## Source records
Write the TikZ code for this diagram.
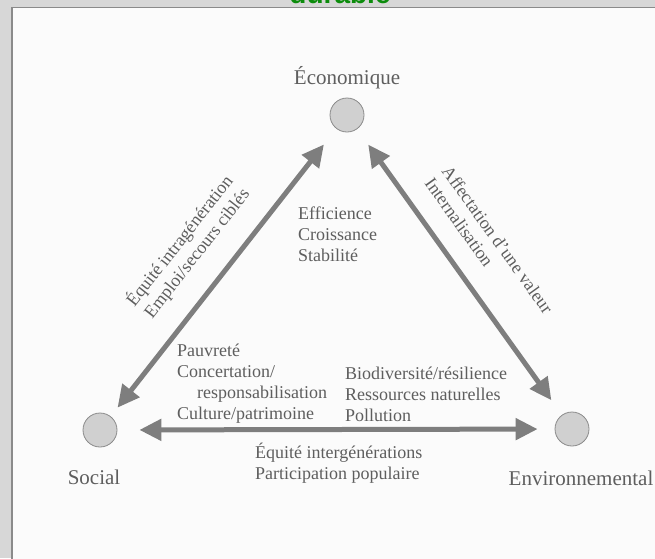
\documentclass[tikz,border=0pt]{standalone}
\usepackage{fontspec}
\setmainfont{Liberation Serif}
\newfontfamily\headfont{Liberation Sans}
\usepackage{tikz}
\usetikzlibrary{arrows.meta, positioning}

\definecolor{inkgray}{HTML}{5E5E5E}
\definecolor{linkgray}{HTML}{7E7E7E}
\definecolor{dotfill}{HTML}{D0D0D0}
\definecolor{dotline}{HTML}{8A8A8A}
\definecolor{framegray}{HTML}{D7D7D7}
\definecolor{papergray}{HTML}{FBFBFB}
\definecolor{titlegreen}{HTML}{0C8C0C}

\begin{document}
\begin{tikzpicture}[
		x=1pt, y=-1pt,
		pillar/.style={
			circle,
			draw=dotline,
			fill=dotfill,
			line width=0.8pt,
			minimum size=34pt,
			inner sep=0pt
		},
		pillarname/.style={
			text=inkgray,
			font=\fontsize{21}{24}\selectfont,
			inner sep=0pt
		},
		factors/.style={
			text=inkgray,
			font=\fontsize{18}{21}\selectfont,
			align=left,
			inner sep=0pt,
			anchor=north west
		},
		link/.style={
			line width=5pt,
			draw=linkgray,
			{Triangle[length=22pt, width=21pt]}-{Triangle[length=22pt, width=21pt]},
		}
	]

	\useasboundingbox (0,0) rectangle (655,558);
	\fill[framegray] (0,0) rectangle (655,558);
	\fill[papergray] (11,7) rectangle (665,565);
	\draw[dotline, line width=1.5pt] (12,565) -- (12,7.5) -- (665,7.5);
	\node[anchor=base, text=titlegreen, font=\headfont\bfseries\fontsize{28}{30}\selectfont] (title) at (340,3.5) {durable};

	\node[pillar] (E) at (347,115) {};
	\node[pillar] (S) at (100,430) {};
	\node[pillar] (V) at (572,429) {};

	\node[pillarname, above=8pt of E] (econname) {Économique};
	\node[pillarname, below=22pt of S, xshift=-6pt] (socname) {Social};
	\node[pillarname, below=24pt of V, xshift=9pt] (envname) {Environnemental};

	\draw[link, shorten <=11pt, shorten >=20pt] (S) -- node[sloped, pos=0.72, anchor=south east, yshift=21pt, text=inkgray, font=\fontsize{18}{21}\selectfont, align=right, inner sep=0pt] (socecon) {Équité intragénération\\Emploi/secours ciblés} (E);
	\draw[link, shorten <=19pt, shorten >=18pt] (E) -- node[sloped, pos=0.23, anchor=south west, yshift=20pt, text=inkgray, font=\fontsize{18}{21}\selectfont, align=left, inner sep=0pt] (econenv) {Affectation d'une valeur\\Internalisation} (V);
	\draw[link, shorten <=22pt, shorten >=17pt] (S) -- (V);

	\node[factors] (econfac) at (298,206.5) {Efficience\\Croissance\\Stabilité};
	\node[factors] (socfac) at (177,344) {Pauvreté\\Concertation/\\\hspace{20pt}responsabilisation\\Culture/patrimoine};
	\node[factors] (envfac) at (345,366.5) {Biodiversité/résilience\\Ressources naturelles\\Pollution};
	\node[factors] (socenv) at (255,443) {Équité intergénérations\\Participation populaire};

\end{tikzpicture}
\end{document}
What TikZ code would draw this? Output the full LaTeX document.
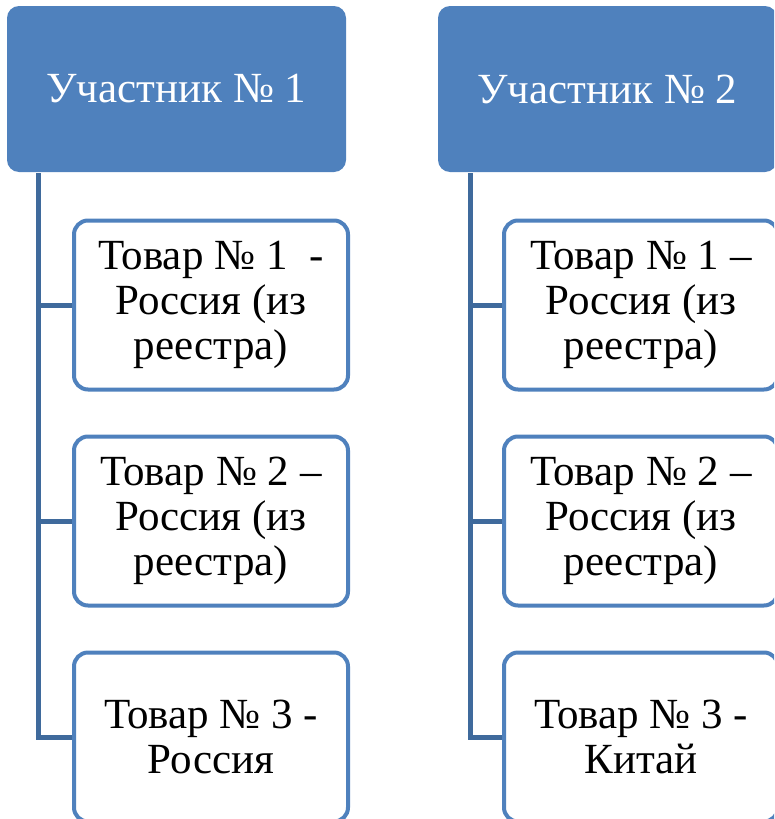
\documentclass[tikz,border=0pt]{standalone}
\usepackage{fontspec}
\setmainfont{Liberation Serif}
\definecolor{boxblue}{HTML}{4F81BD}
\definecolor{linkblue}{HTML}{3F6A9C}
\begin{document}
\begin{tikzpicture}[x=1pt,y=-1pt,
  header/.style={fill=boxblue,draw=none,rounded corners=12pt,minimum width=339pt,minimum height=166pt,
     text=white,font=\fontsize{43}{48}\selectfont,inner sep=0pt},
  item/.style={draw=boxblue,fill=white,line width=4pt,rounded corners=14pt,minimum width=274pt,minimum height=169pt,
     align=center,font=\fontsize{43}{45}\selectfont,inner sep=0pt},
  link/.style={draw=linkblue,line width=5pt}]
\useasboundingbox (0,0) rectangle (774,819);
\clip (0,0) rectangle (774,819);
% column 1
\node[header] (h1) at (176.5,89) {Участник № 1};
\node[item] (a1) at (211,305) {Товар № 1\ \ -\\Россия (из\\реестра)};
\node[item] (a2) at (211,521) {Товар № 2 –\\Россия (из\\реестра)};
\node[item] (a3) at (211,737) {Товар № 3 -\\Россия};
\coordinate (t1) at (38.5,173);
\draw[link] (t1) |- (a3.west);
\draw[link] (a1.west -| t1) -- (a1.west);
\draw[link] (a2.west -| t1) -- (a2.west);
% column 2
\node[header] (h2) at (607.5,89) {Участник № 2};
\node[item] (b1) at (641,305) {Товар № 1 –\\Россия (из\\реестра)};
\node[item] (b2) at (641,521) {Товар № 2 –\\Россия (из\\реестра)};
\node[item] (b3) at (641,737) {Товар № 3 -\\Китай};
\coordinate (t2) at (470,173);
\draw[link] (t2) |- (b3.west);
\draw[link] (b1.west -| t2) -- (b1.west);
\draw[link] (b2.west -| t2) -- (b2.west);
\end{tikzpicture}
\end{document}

## Task goal
Copy verbatim the span that begins at the line containing "What TikZ code" and ends at the last line of the material, inclusive of both; exclude pictures.

## Correct result
What TikZ code would draw this? Output the full LaTeX document.
\documentclass[tikz,border=0pt]{standalone}
\usepackage{fontspec}
\setmainfont{Liberation Serif}
\definecolor{boxblue}{HTML}{4F81BD}
\definecolor{linkblue}{HTML}{3F6A9C}
\begin{document}
\begin{tikzpicture}[x=1pt,y=-1pt,
  header/.style={fill=boxblue,draw=none,rounded corners=12pt,minimum width=339pt,minimum height=166pt,
     text=white,font=\fontsize{43}{48}\selectfont,inner sep=0pt},
  item/.style={draw=boxblue,fill=white,line width=4pt,rounded corners=14pt,minimum width=274pt,minimum height=169pt,
     align=center,font=\fontsize{43}{45}\selectfont,inner sep=0pt},
  link/.style={draw=linkblue,line width=5pt}]
\useasboundingbox (0,0) rectangle (774,819);
\clip (0,0) rectangle (774,819);
% column 1
\node[header] (h1) at (176.5,89) {Участник № 1};
\node[item] (a1) at (211,305) {Товар № 1\ \ -\\Россия (из\\реестра)};
\node[item] (a2) at (211,521) {Товар № 2 –\\Россия (из\\реестра)};
\node[item] (a3) at (211,737) {Товар № 3 -\\Россия};
\coordinate (t1) at (38.5,173);
\draw[link] (t1) |- (a3.west);
\draw[link] (a1.west -| t1) -- (a1.west);
\draw[link] (a2.west -| t1) -- (a2.west);
% column 2
\node[header] (h2) at (607.5,89) {Участник № 2};
\node[item] (b1) at (641,305) {Товар № 1 –\\Россия (из\\реестра)};
\node[item] (b2) at (641,521) {Товар № 2 –\\Россия (из\\реестра)};
\node[item] (b3) at (641,737) {Товар № 3 -\\Китай};
\coordinate (t2) at (470,173);
\draw[link] (t2) |- (b3.west);
\draw[link] (b1.west -| t2) -- (b1.west);
\draw[link] (b2.west -| t2) -- (b2.west);
\end{tikzpicture}
\end{document}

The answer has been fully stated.